A propósito de la adaptación de esta novela, Godard escribió en su Introducción a la verdadera historia del cine que “yo no estaba haciendo un guión, nada parecido a un guión, es decir, una película en función de lo que ya estaba escrito. Nunca lo he hecho, no porque no quiera, sino porque no puedo. Si pudiera escribir, creo que no haría una película. Mientras leo, tomo notas para mí, pero luego las notas no son suficientes. Como hay que encontrar una manera de escribir, me sirvo a menudo de una novela o un documento previo. Así puedo presentar algo escrito con cierto sentido al productor o coproductor, y ver qué se puede imaginar a partir de eso.
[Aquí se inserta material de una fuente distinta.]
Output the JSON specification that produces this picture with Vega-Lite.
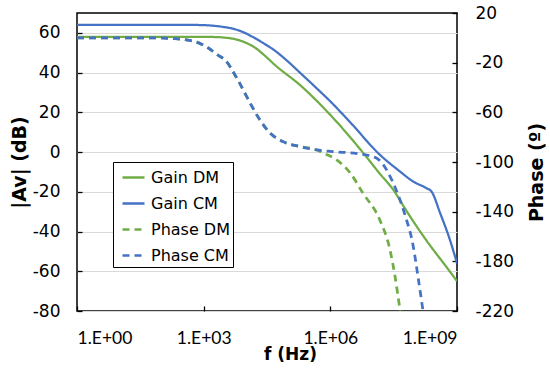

De manera que, dependiendo del estado de ánimo, puedo servirme de cualquier novela americana, pero siempre hay algo que inventar. ¿Qué es lo que se llama un guión? Si se llama guión a una historia con un hilo conductor que tiene un principio y en el que hay unos personajes, y a esos personajes les pasa algo, y luego uno se pregunta qué les pasará después, y hay una serie de sorpresas, incidentes, y en un momento todo se termina y el lector ya no pide más y es feliz, entonces eso es un guión”.
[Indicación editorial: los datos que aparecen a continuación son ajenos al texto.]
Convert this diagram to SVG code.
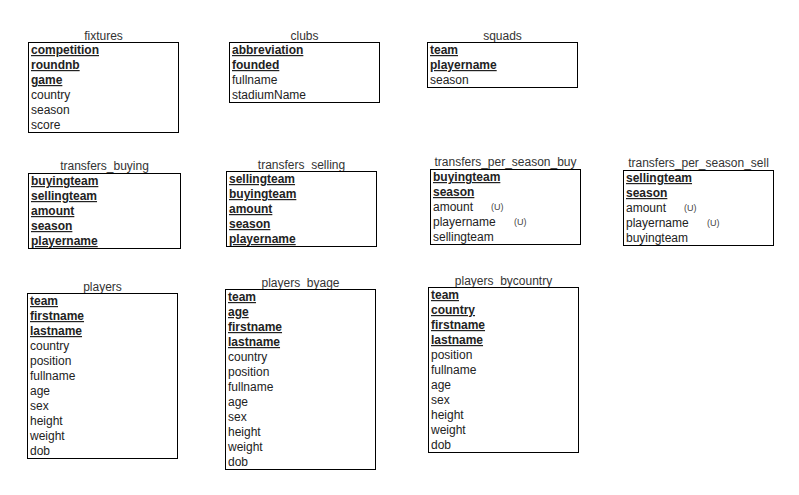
<svg xmlns="http://www.w3.org/2000/svg" width="799" height="495" viewBox="0 0 799 495">
  <style>
    text { font-family: "Liberation Sans", Arial, Helvetica, sans-serif; font-size: 12px; fill: #222; }
    .title { text-anchor: middle; fill: #333; }
    .key { font-weight: bold; text-decoration: underline; }
    .u { font-size: 9px; fill: #444; }
    rect.tbl { fill: #fff; stroke: #000; stroke-width: 1; }
  </style>
  <rect width="799" height="495" fill="#fff"/>

  <g id="fixtures">
    <text class="title" x="103.5" y="40">fixtures</text>
    <rect class="tbl" x="28.5" y="42.5" width="150" height="90"/>
    <text class="key" x="31" y="54">competition</text>
    <text class="key" x="31" y="69">roundnb</text>
    <text class="key" x="31" y="84">game</text>
    <text x="31" y="99">country</text>
    <text x="31" y="114">season</text>
    <text x="31" y="129">score</text>
  </g>

  <g id="clubs">
    <text class="title" x="304.5" y="40">clubs</text>
    <rect class="tbl" x="229.5" y="42.5" width="150" height="60"/>
    <text class="key" x="232" y="54">abbreviation</text>
    <text class="key" x="232" y="69">founded</text>
    <text x="232" y="84">fullname</text>
    <text x="232" y="99">stadiumName</text>
  </g>

  <g id="squads">
    <text class="title" x="502.5" y="40">squads</text>
    <rect class="tbl" x="427.5" y="42.5" width="150" height="45"/>
    <text class="key" x="430" y="54">team</text>
    <text class="key" x="430" y="69">playername</text>
    <text x="430" y="84">season</text>
  </g>

  <g id="transfers_buying">
    <text class="title" x="104.5" y="170">transfers_buying</text>
    <rect class="tbl" x="28.5" y="173.5" width="152" height="75"/>
    <text class="key" x="31" y="185">buyingteam</text>
    <text class="key" x="31" y="200">sellingteam</text>
    <text class="key" x="31" y="215">amount</text>
    <text class="key" x="31" y="230">season</text>
    <text class="key" x="31" y="245">playername</text>
  </g>

  <g id="transfers_selling">
    <text class="title" x="301.5" y="169">transfers_selling</text>
    <rect class="tbl" x="226.5" y="171.5" width="150" height="75"/>
    <text class="key" x="229" y="183">sellingteam</text>
    <text class="key" x="229" y="198">buyingteam</text>
    <text class="key" x="229" y="213">amount</text>
    <text class="key" x="229" y="228">season</text>
    <text class="key" x="229" y="243">playername</text>
  </g>

  <g id="transfers_per_season_buy">
    <text class="title" x="505.5" y="166">transfers_per_season_buy</text>
    <rect class="tbl" x="430.5" y="169.5" width="150" height="75"/>
    <text class="key" x="433" y="181">buyingteam</text>
    <text class="key" x="433" y="196">season</text>
    <text x="433" y="211">amount</text>
    <text class="u" x="491" y="210">(U)</text>
    <text x="433" y="226">playername</text>
    <text class="u" x="514" y="225">(U)</text>
    <text x="433" y="241">sellingteam</text>
  </g>

  <g id="transfers_per_season_sell">
    <text class="title" x="698.5" y="167">transfers_per_season_sell</text>
    <rect class="tbl" x="623.5" y="170.5" width="150" height="75"/>
    <text class="key" x="626" y="182">sellingteam</text>
    <text class="key" x="626" y="197">season</text>
    <text x="626" y="212">amount</text>
    <text class="u" x="684" y="211">(U)</text>
    <text x="626" y="227">playername</text>
    <text class="u" x="707" y="226">(U)</text>
    <text x="626" y="242">buyingteam</text>
  </g>

  <g id="players">
    <text class="title" x="102.5" y="291">players</text>
    <rect class="tbl" x="27.5" y="293.5" width="150" height="165"/>
    <text class="key" x="30" y="305">team</text>
    <text class="key" x="30" y="320">firstname</text>
    <text class="key" x="30" y="335">lastname</text>
    <text x="30" y="350">country</text>
    <text x="30" y="365">position</text>
    <text x="30" y="380">fullname</text>
    <text x="30" y="395">age</text>
    <text x="30" y="410">sex</text>
    <text x="30" y="425">height</text>
    <text x="30" y="440">weight</text>
    <text x="30" y="455">dob</text>
  </g>

  <g id="players_byage">
    <text class="title" x="300.5" y="287">players_byage</text>
    <rect class="tbl" x="225.5" y="289.5" width="150" height="180"/>
    <text class="key" x="228" y="301">team</text>
    <text class="key" x="228" y="316">age</text>
    <text class="key" x="228" y="331">firstname</text>
    <text class="key" x="228" y="346">lastname</text>
    <text x="228" y="361">country</text>
    <text x="228" y="376">position</text>
    <text x="228" y="391">fullname</text>
    <text x="228" y="406">age</text>
    <text x="228" y="421">sex</text>
    <text x="228" y="436">height</text>
    <text x="228" y="451">weight</text>
    <text x="228" y="466">dob</text>
  </g>

  <g id="players_bycountry">
    <text class="title" x="503.5" y="285">players_bycountry</text>
    <rect class="tbl" x="428.5" y="287.5" width="150" height="165"/>
    <text class="key" x="431" y="299">team</text>
    <text class="key" x="431" y="314">country</text>
    <text class="key" x="431" y="329">firstname</text>
    <text class="key" x="431" y="344">lastname</text>
    <text x="431" y="359">position</text>
    <text x="431" y="374">fullname</text>
    <text x="431" y="389">age</text>
    <text x="431" y="404">sex</text>
    <text x="431" y="419">height</text>
    <text x="431" y="434">weight</text>
    <text x="431" y="449">dob</text>
  </g>

  <g id="connectors"/>
</svg>
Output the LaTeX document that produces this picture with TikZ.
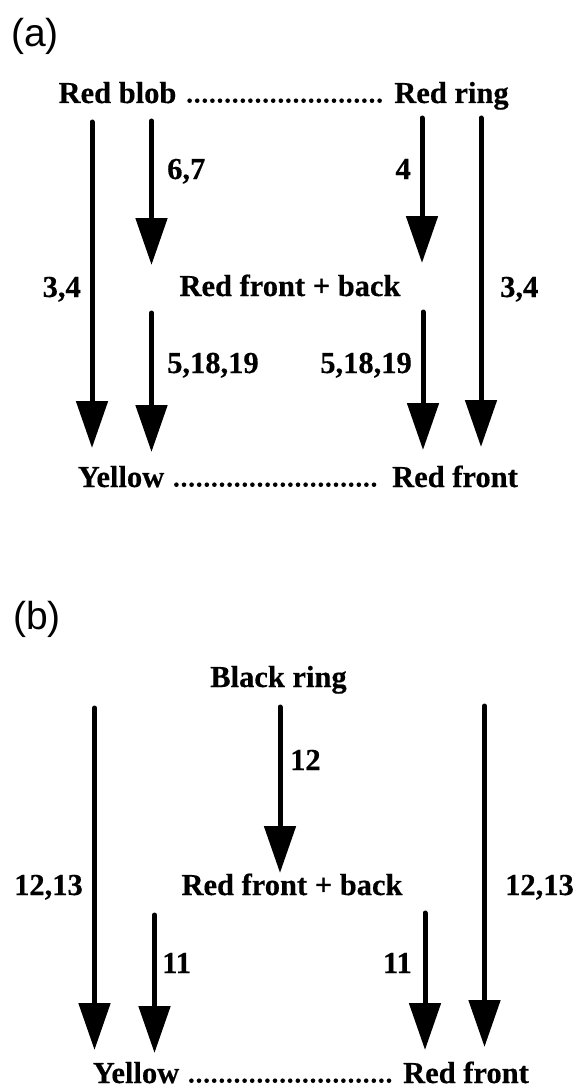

Pierrot le fou es una película libertaria en la que se subvierte todo. Decíamos más arriba que para esta historia Godard volvió a elegir como su alter ego al Belmondo que ya había protagonizado À bout de souffle. Sin embargo, es posible que el espectador de Pierrot le fou se pregunte si es sólo ahí, en los rasgos, las palabras y el movimiento del actor donde se encuentra idealmente el cineasta, este hombre que escribía con imágenes acerca de los asuntos que le importaban, y que aquí se ocupó en particular de Anna Karina, a la que retrató en cada plano como si lo hiciera por última vez. Ella mira con inocente picardía, ya que es mujer y niña, adopta expresiones que son parte de un lenguaje íntimo, canta y baila, como por ejemplo en la escena en la que lee su mano en busca de la línea de la suerte (quizá la secuencia más insólita del cine musical), y en cada una de esas ocasiones la cámara le devuelve la mirada fascinada, ya que la ama. Se describe aquí el modo en que un adusto profesor, un intelectual, es conducido por la niña-mujer a otro espacio, que lo es de inconsciencia, pero también de felicidad. La que Godard le dirige sin pudor es una mirada de adoración, carnal y luminosa, que se recrea en los colores de esta película surgida de una novela negra pero repleta de mar y cielo, despojada del sentimiento de culpa que transitaba por las páginas de la novela original y que es por ello la mayor declaración de amor jamás filmada. El final, que ya era trágico en la novela de White, también lo es aquí, aunque de otra manera, tal vez porque la obsesión ya en sí era trágica y porque todas las historias, al menos en el cine y en la literatura, deben tener un final.